Astronomers have deciphered the mysterious behavior of a dead star that's greedily feasting on a stellar companion.
Located around 4,500 light years away, this strangely behaving pulsar, or rapidly spinning neutron star, is designated PSR J1023+0038 or J1023 for short. And while blasting beams of radiation from its poles that periodically sweep over Earth, it seems to constantly switch between two distinct modes of brightness.
Astronomers couldn't really explain such behavior at first, but now, a team of researchers might've solved the puzzle. They discovered that the pulsar's brightness modes are the result of the object spitting out matter over very short periods of time.
"We have witnessed extraordinary cosmic events where enormous amounts of matter, similar to cosmic cannonballs, are launched into space within a very brief time span of tens of seconds from a small, dense celestial object rotating at incredibly high speeds," Maria Cristina Baglio, leader of the research team and scientist at New York University, Abu Dhabi, said in a statement.
Extreme stars and puzzling pulsars
Like all neutron stars, pulsars are born when massive stars reach the ends of their lives, exhausting their fuel supplies used for intrinsic nuclear fusion processes. When such nuclear burning ceases in these stars' cores, so does the outward energy flow that provides enough pressure to support the objects against the inward push of their own gravity.
As a result, the balancing act that has defined the star's existence for billions of years ends — with gravity being the victor.
The star's core then undergoes a gravitational collapse while its outer layers are blasted away in a supernova explosion. When this collapsing stellar core has a mass between that of the sun and around twice our star's mass, and when its width shrinks down to around that of a city here on Earth, it births a neutron star.

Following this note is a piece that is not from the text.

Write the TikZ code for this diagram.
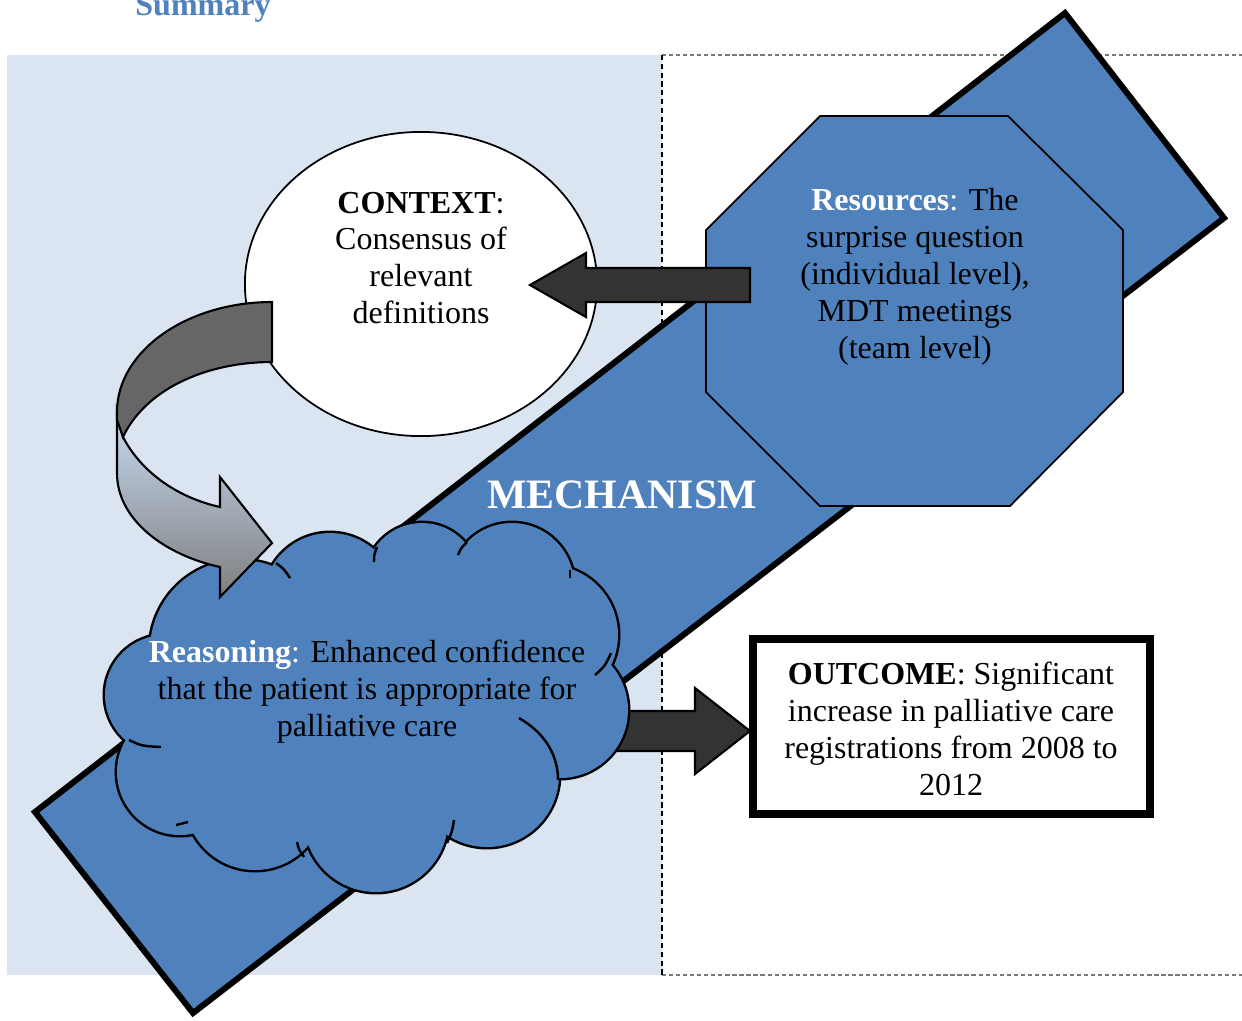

The material that comprises this dead star is so utterly compressed by this collapse that it is considered the densest known matter in the universe. A mere sugar cube-sized chunk of neutron star matter, for instance, would weigh as much as 1 billion tons. That's about 1,000 times the weight of the Golden Gate Bridge.
This rapid stellar collapse has other consequences, too.
Just like an ice skater draws their arms in to speed up while spinning during a routine, a rapid reduction in the radius of the stellar core means neutron stars have a vastly increased rotational speed — with some young neutron stars spinning as fast as 700 times per second.
That means when they are blasting out radiation from their poles as pulsars, these stellar corpses exhibit incredibly precise timing mechanisms.
Additionally, the collapse of stellar cores can push together stars' magnetic field lines, causing them to vastly increase in strength and creating some of the most powerful magnetic fields in the known universe.
Even among its extreme stellar remnant classification, however, J1023 stands out.
Over the last 10 years, astronomers have witnessed the pulsar pulling material from its companion star. This stolen material forms a structure called an accretion disk around the pulsar itself, from where the clumps are gradually siphoned to its surface.
Since the feeding behavior of J1023 began, beams of radiation emitted from its poles have all but disappeared, and the pulsar has been switching from a "high-power" mode to a "low-power" mode. During the former mode, the pulsar shines brightly in X-rays, ultraviolet, and visible light, while in the latter, it appears dimmer and emits low-energy radio waves.
The pulsar stays in a specific mode for as little as a few seconds or as long as a couple of minutes — before switching again.
Baglio and colleagues observed J1023 with 12 space- and ground-based telescopes, including the Very Large Telescope (VLT) and the Atacama Large Millimeter/submillimeter Array (ALMA). Both are located in northern Chile, where they are part of the European Southern Observatory, and were harnessed by the scientists across two nights in June 2021.
This observing campaign allowed the team to watch the pulsar switch modes more than 280 times. The researchers ultimately found that this mode-switching arises from an interplay between the high-energy stream of particles blowing from the pulsar (called the pulsar wind) and matter falling toward it.
When it was in its low-power mode, the pulsar seemed to expel some matter flowing toward it in the form of a narrow jet orientated 90 degrees from the accretion disk.
As this was happening, matter wasn't expelled in this jet accumulated close to the pulsar. This matter got slammed by the pulsar winds and began to heat up. That put the pulsar in its high-power mode, with the material glowing brightly in X-ray, ultraviolet and visible light.
Gradually, the jet from the pulsar whittled away this proximate hot and luminous matter, firing them out like cosmic cannonballs. This removes the hot material and causes the system to dim again, resulting in it switching back to its low-power phase.
Though this mystery may have been solved, astronomers aren't done observing J1023 just yet.
In particular, the Extremely Large Telescope (ELT), currently under construction in the Atacama desert region of northern Chile could help astronomers study the switching mechanisms of J1023 in unprecedented detail.
"The ELT will allow us to gain key insights into how the abundance, distribution, dynamics and energetics of the inflowing matter around the pulsar are affected by the mode switching behavior," Sergio Campana, research co-author and Research Director at the Italian National Institute for Astrophysics Brera Observatory, said in the statement.
The team's results were published in the journal Astronomy & Astrophysics.